We don’t think we have to wait 50 years – nor can we afford to – if we can throw world-leading bandwidth into the mix. Just as manufacturing grew in the 19th and 20th Century by combining new sources of power with new modes of transportation, we believe the fastest growing parts of the economy of our time—the sectors in which better understanding of data is the principal source of wealth creation—require us to combine the best of human capital with the best of bandwidth.
As I noted above, broadband is the commons of collaboration for our time; combining the communities that surround our research institutions with world-leading bandwidth will demonstrate that high-performance collaboration—not one way video, not restaurant reviews, not discount shopping—is the killer app of the next generation of the Internet.
So 37 university communities have come together for the common mission: accelerating the deployment of next generation networks and services in the United States.

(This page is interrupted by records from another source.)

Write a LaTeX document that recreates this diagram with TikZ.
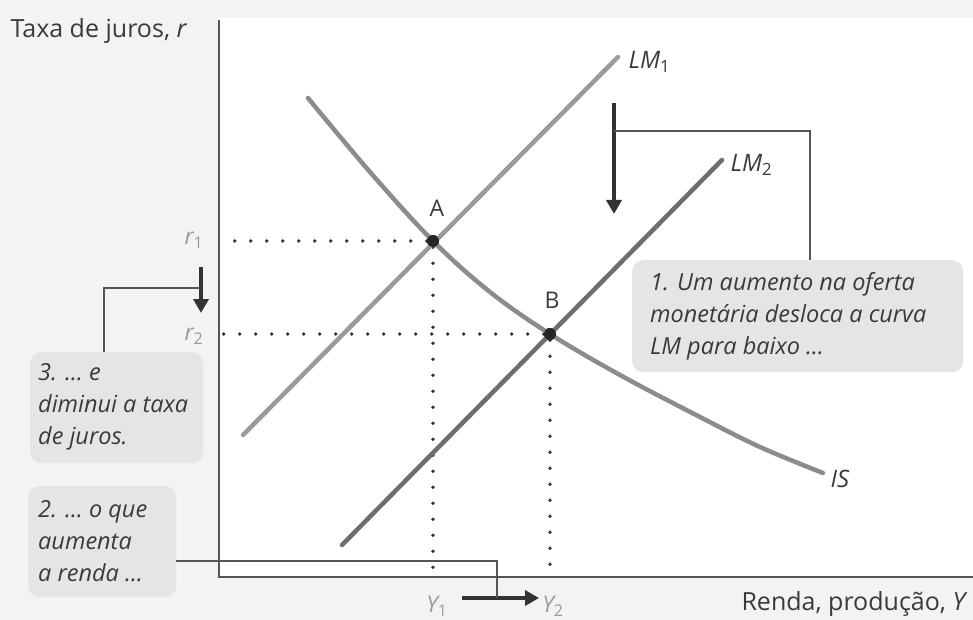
\documentclass[tikz,border=0pt]{standalone}
\usepackage{fontspec}
\setmainfont{Open Sans}
\usetikzlibrary{arrows.meta}
\definecolor{bgray}{HTML}{F2F3F3}
\definecolor{boxgray}{HTML}{E4E5E5}
\definecolor{txt}{HTML}{3A3A3A}
\definecolor{lmone}{HTML}{9A9A9A}
\definecolor{lmtwo}{HTML}{6E6E6E}
\definecolor{iscol}{HTML}{8C8C8C}
\definecolor{axcol}{HTML}{555555}
\definecolor{arr}{HTML}{333333}
\tikzset{
  curve/.style={line width=4.5pt, line cap=round},
  axisline/.style={draw=axcol, line width=1.6pt},
  dotline/.style={draw=arr, line width=3.8pt, line cap=round, dash pattern=on 0pt off 16pt},
  callout/.style={fill=boxgray, rounded corners=11pt, text=txt, align=left, anchor=north west,
     inner sep=0pt, font=\fontsize{23.5}{32}\selectfont\itshape},
  leader/.style={draw=axcol, line width=1.3pt},
  bigarrow/.style={draw=arr, line width=4.5pt, -{Triangle[length=14pt,width=15pt]}},
  lbl/.style={text=txt, font=\fontsize{25}{28}\selectfont},
  clbl/.style={text=txt, font=\fontsize{24}{28}\selectfont\itshape},
  tlbl/.style={text=lmone, font=\fontsize{23}{26}\selectfont\itshape},
  pt/.style={circle, fill=black!85, minimum size=12pt, inner sep=0pt}
}
\begin{document}
\begin{tikzpicture}[x=1pt,y=-1pt]
\fill[bgray] (0,0) rectangle (973,620);
\useasboundingbox (0,0) rectangle (973,620);
\fill[white] (219,18) rectangle (973,577);
% axes
\draw[axisline] (219,20) -- (219,577) -- (973,577);
\node[lbl, anchor=west] (ylab) at (7,31) {Taxa de juros, \textit{r}};
\node[lbl, anchor=east] (xlab) at (971,604) {Renda, produção, \textit{Y}};
% points
\node[pt] (A) at (433,241) {};
\node[pt] (B) at (550,334) {};
\node[lbl, font=\fontsize{23}{26}\selectfont] (Alab) at (437,208) {A};
\node[lbl, font=\fontsize{23}{26}\selectfont] (Blab) at (552,300) {B};
% axis tick labels
\node[tlbl] (r1) at (194,240) {r\textsubscript{\upshape 1}};
\node[tlbl] (r2) at (194,336) {r\textsubscript{\upshape 2}};
\node[tlbl] (Y1) at (437,606) {Y\textsubscript{\upshape 1}};
\node[tlbl] (Y2) at (553,606) {Y\textsubscript{\upshape 2}};
\coordinate (axA) at (219,241);
\coordinate (axB) at (219,334);
\coordinate (baseA) at (433,577);
\coordinate (baseB) at (550,577);
% dotted guide lines
\draw[dotline] (A) -- (axA);
\draw[dotline] (A) -- (baseA);
\draw[dotline] (B) -- (axB);
\draw[dotline] (B) -- (baseB);
% curves
\coordinate (lm1s) at (243,435);
\coordinate (lm1e) at (618,57);
\coordinate (lm2s) at (342,545);
\coordinate (lm2e) at (722,160);
\draw[curve, draw=lmone] (lm1s) -- (lm1e);
\draw[curve, draw=lmtwo] (lm2s) -- (lm2e);
\draw[curve, draw=iscol] plot[smooth, tension=0.6] coordinates {(308,98) (370,172) (433,241) (490,292) (550,334) (620,375) (700,417) (760,447) (823,473)};
\node[pt] at (A) {};
\node[pt] at (B) {};
\node[clbl, anchor=west] (LM1) at (625,62) {LM\textsubscript{\upshape 1}};
\node[clbl, anchor=west] (LM2) at (727,165) {LM\textsubscript{\upshape 2}};
\node[clbl, anchor=west] (IS) at (827,479) {IS};
% callouts
\node[callout, minimum width=331pt, minimum height=112pt] (c1) at (632,260) {};
\node[callout, anchor=west, fill=none] (c1t) at (650,316) {1. Um aumento na oferta\\monetária desloca a curva\\LM para baixo \ldots};
\node[callout, minimum width=173pt, minimum height=111pt] (c3) at (30,352) {};
\node[callout, anchor=west, fill=none] (c3t) at (38,407) {3. \ldots\ e\\diminui a taxa\\de juros.};
\node[callout, minimum width=148pt, minimum height=111pt] (c2) at (28,486) {};
\node[callout, anchor=west, fill=none] (c2t) at (38,541) {2. \ldots\ o que\\aumenta\\a renda \ldots};
% arrows and leaders
\coordinate (a1s) at (614,103);
\coordinate (a1e) at (614,214);
\draw[bigarrow] (a1s) -- (a1e);
\coordinate (l1a) at (614,131);
\draw[leader] (l1a) -- (810,131) -- (c1.north west -| 810,0);
\coordinate (a3s) at (201,267);
\coordinate (a3e) at (201,313);
\draw[bigarrow] (a3s) -- (a3e);
\coordinate (l3a) at (201,288);
\draw[leader] (l3a) -- (104,288) -- (c3.north west -| 104,0);
\coordinate (a2s) at (462,598);
\coordinate (a2e) at (539,598);
\draw[bigarrow] (a2s) -- (a2e);
\coordinate (l2b) at (497,598);
\draw[leader] (c2.east |- 0,561) -- (497,561) -- (l2b);
\end{tikzpicture}
\end{document}
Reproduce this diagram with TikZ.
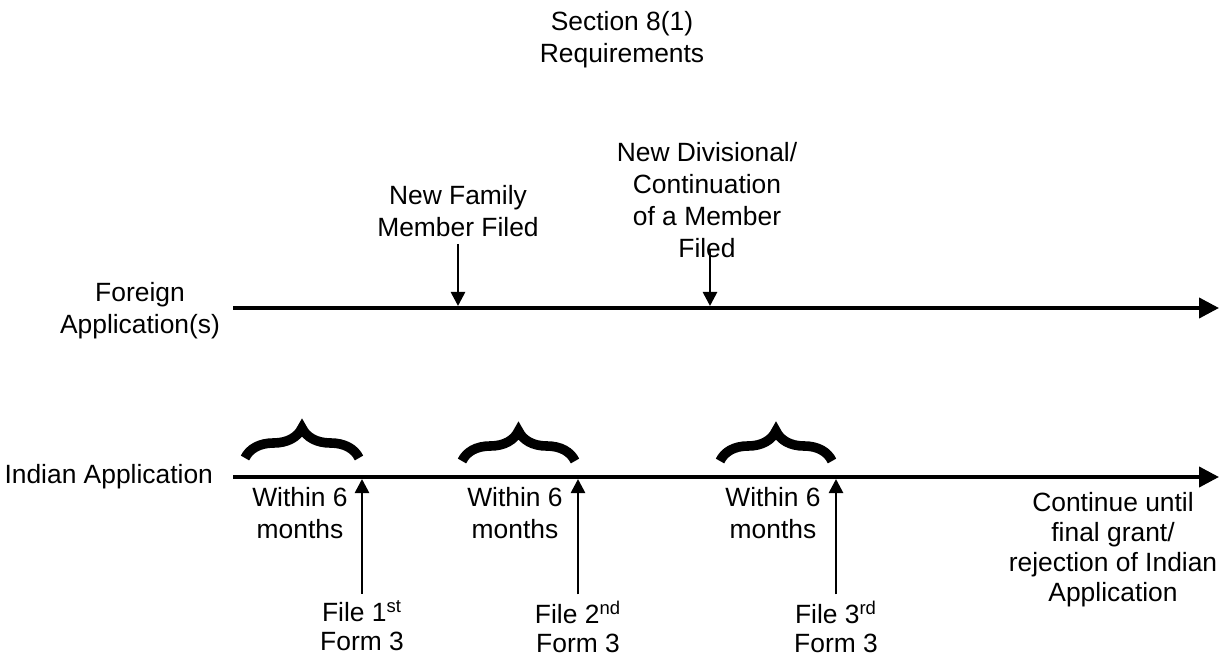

By accelerating those next generation services and networks, we can ignite a new generation of innovation, new approaches to solving some of society’s most vexing problems, and in the process, enrich our communities as well as companies. If we remove bandwidth as a barrier to innovation for the right 1% of the country, we can increase the value of providing massive bandwidth to the other 99% of the country.
So as we look to that goal, we ought to consider new ways, and new partnerships, that may not make sense in other places, but in these test beds, in these communities, are the kindling we need to ignite that new generation of opportunity.
If we do, we won’t have to look around the world and say, in the words of the title of a new best seller, “That Used To Be Us.”
Rather, if we succeed in creating a platform for high-performance knowledge exchange, we will be able to say, this is still us.